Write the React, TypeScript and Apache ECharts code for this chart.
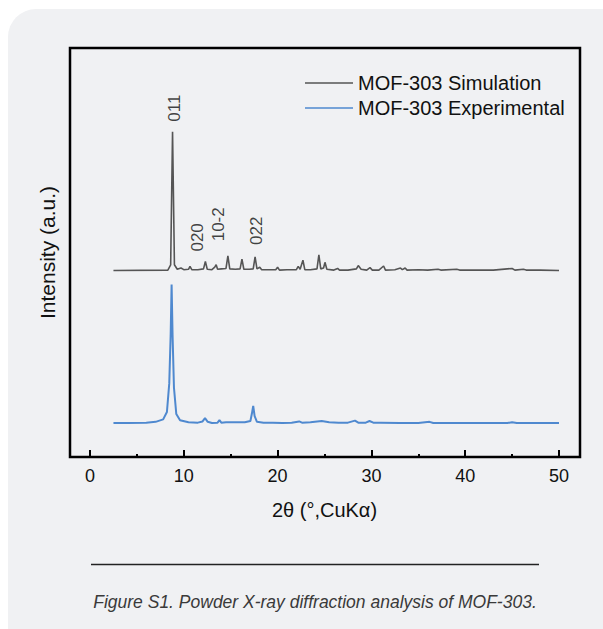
import React, { useEffect, useRef } from "react";
import * as echarts from "echarts";

// 2θ (degrees) and relative intensity (arbitrary units, offset traces)
const simTheta = [
  2.5, 8.3, 8.6, 8.8, 9.0, 9.3, 9.7, 10.0, 10.5, 10.66, 10.85, 11.5, 12.1, 12.3, 12.5,
  13.0, 13.3, 13.45, 13.6, 14.0, 14.5, 14.7, 14.9, 15.5, 16.0, 16.2, 16.4, 17.0, 17.4,
  17.6, 17.8, 18.1, 18.3, 19.0, 19.8, 20.0, 20.2, 21.0, 22.0, 22.2, 22.4, 22.7, 22.9,
  23.5, 24.2, 24.4, 24.6, 24.9, 25.05, 25.25, 26.0, 26.4, 26.6, 27.5, 28.4, 28.6, 28.9,
  29.5, 29.85, 30.1, 30.8, 31.3, 31.5, 32.5, 33.1, 33.3, 33.6, 33.8, 35.0, 36.0, 37.1,
  37.4, 39.1, 39.4, 41.0, 43.0, 45.0, 45.3, 46.2, 46.5, 48.0, 50.0,
];
const simIntensity = [
  45.6, 45.7, 47.0, 79.5, 47.0, 45.9, 46.2, 45.8, 45.9, 46.6, 45.8, 45.8, 46.0, 47.8, 45.9,
  45.8, 46.4, 47.0, 45.9, 46.0, 46.1, 49.2, 46.0, 45.9, 46.0, 48.4, 45.9, 45.9, 46.0,
  48.9, 46.0, 46.4, 45.8, 45.8, 45.8, 46.4, 45.7, 45.8, 45.8, 46.6, 45.9, 48.1, 45.8,
  45.8, 46.0, 49.4, 46.0, 46.2, 47.6, 45.9, 45.7, 46.1, 45.7, 45.7, 46.0, 46.8, 45.9,
  45.7, 46.3, 45.7, 45.7, 46.7, 45.7, 45.8, 46.2, 45.8, 46.2, 45.7, 45.8, 45.7, 45.9,
  45.7, 45.9, 45.7, 45.7, 45.7, 46.1, 45.7, 45.9, 45.7, 45.7, 45.6,
];

const expTheta = [
  2.5, 4.0, 6.0, 7.0, 7.8, 8.2, 8.45, 8.6, 8.7, 8.8, 8.95, 9.2, 9.6, 10.5, 11.5, 12.0,
  12.26, 12.55, 13.0, 13.6, 13.8, 14.0, 14.5, 15.5, 16.5, 17.1, 17.25, 17.4, 17.55, 17.8,
  18.5, 19.5, 20.5, 21.5, 22.3, 22.6, 23.5, 24.7, 25.5, 26.5, 27.5, 28.25, 28.6, 29.4,
  29.8, 30.2, 31.0, 33.0, 35.0, 36.2, 36.6, 40.0, 44.5, 45.0, 45.5, 50.0,
];
const expIntensity = [
  8.3, 8.3, 8.4, 8.6, 9.2, 11.0, 18.0, 30.0, 42.2, 30.0, 17.0, 10.5, 9.0, 8.5, 8.4, 8.7,
  9.5, 8.6, 8.3, 8.4, 9.0, 8.4, 8.5, 8.5, 8.5, 8.8, 10.5, 12.5, 10.0, 8.6,
  8.4, 8.4, 8.3, 8.4, 8.7, 8.4, 8.5, 8.8, 8.5, 8.4, 8.4, 8.9, 8.4, 8.4,
  8.8, 8.4, 8.4, 8.3, 8.3, 8.6, 8.3, 8.3, 8.3, 8.5, 8.3, 8.3,
];

// Miller-index annotations: label, 2θ anchor, intensity anchor
const peakLabels = ["011", "020", "10-2", "022"];
const peakLabelTheta = [8.96, 11.5, 13.75, 17.7];
const peakLabelIntensity = [85.3, 53.7, 56.9, 55.3];

const xTicks = [0, 10, 20, 30, 40, 50];

const seriesNames = ["MOF-303 Simulation", "MOF-303 Experimental"];
const caption = "Figure S1. Powder X-ray diffraction analysis of MOF-303.";

const FONT = "'Liberation Sans', Arial, Helvetica, sans-serif";

export default function App() {
  const ref = useRef<HTMLDivElement>(null);

  useEffect(() => {
    if (!ref.current) return;
    const chart = echarts.init(ref.current, null, { renderer: "svg" });
    const sim = simTheta.map((t, i) => [t, simIntensity[i]]);
    const exp = expTheta.map((t, i) => [t, expIntensity[i]]);
    const labels = peakLabels.map((n, i) => ({
      name: n,
      value: [peakLabelTheta[i], peakLabelIntensity[i]],
    }));

    chart.setOption({
      animation: false,
      backgroundColor: "transparent",
      grid: [
        { left: 90, right: 44, top: 48, bottom: 172, show: false },
        {
          left: 70,
          right: 23,
          top: 48,
          bottom: 172,
          show: true,
          borderColor: "#000",
          borderWidth: 2.5,
          backgroundColor: "transparent",
          z: 5,
        },
      ],
      xAxis: [
        {
          type: "value",
          gridIndex: 0,
          min: 0,
          max: 50,
          interval: 10,
          axisLine: { show: false },
          axisTick: { show: true, inside: true, length: 7, lineStyle: { color: "#000", width: 2 } },
          minorTick: { show: true, splitNumber: 2, length: 3, lineStyle: { color: "#000", width: 2 } },
          splitLine: { show: false },
          axisLabel: {
            show: true,
            margin: 10,
            fontSize: 18,
            color: "#111",
            fontFamily: FONT,
            customValues: xTicks,
          },
          name: "2θ (°,CuKα)",
          nameLocation: "middle",
          nameGap: 43,
          nameTextStyle: { fontSize: 20, color: "#111", fontFamily: FONT },
        },
        { type: "value", gridIndex: 1, show: false, min: 0, max: 1 },
      ],
      yAxis: [
        { type: "value", gridIndex: 0, show: false, min: 0, max: 100 },
        {
          type: "value",
          gridIndex: 1,
          show: true,
          min: 0,
          max: 1,
          axisLine: { show: false },
          axisTick: { show: false },
          axisLabel: { show: false },
          splitLine: { show: false },
          name: "Intensity (a.u.)",
          nameLocation: "middle",
          nameGap: 12,
          nameTextStyle: { fontSize: 21, color: "#111", fontFamily: FONT },
        },
      ],
      legend: {
        data: seriesNames,
        orient: "vertical",
        left: 305,
        top: 73,
        padding: 0,
        icon: "rect",
        itemWidth: 48,
        itemHeight: 1.6,
        itemGap: 5,
        textStyle: { fontSize: 20, lineHeight: 20, color: "#111", fontFamily: FONT },
      },
      series: [
        {
          name: seriesNames[0],
          type: "line",
          xAxisIndex: 0,
          yAxisIndex: 0,
          data: sim,
          symbol: "none",
          color: "#555555",
          lineStyle: { color: "#555555", width: 1.6 },
          z: 3,
        },
        {
          name: seriesNames[1],
          type: "line",
          xAxisIndex: 0,
          yAxisIndex: 0,
          data: exp,
          symbol: "none",
          color: "#4f89cf",
          lineStyle: { color: "#4f89cf", width: 2 },
          z: 3,
        },
        {
          name: "labels",
          type: "scatter",
          xAxisIndex: 0,
          yAxisIndex: 0,
          data: labels,
          symbolSize: 0,
          silent: true,
          label: {
            show: true,
            position: "inside",
            rotate: 90,
            formatter: (p: any) => p.name,
            fontSize: 17,
            color: "#111",
            fontFamily: FONT,
          },
        },
      ],
      graphic: [
        {
          type: "line",
          shape: { x1: 91, y1: 564.5, x2: 539, y2: 564.5 },
          style: { stroke: "#222", lineWidth: 1.5 },
        },
        {
          type: "text",
          x: 315,
          y: 602,
          style: {
            text: caption,
            fill: "#3a3a3a",
            font: "italic 17.5px " + FONT,
            textAlign: "center",
            textVerticalAlign: "middle",
          },
        },
      ],
    });
    return () => chart.dispose();
  }, []);

  return (
    <div
      style={{
        position: "absolute",
        left: 0,
        top: 0,
        width: 603,
        height: 629,
        overflow: "hidden",
        background: "#ffffff",
      }}
    >
      <div
        style={{
          position: "absolute",
          left: 8,
          top: 9,
          width: 640,
          height: 650,
          borderRadius: 28,
          background: "#f0f1f3",
        }}
      />
      <div ref={ref} style={{ position: "absolute", left: 0, top: 0, width: 603, height: 629 }} />
    </div>
  );
}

### TASK TO COMPLETE
From the listing above, copy every line that includes the word "React".

### WRITTEN ANSWER
Write the React, TypeScript and Apache ECharts code for this chart.
import React, { useEffect, useRef } from "react";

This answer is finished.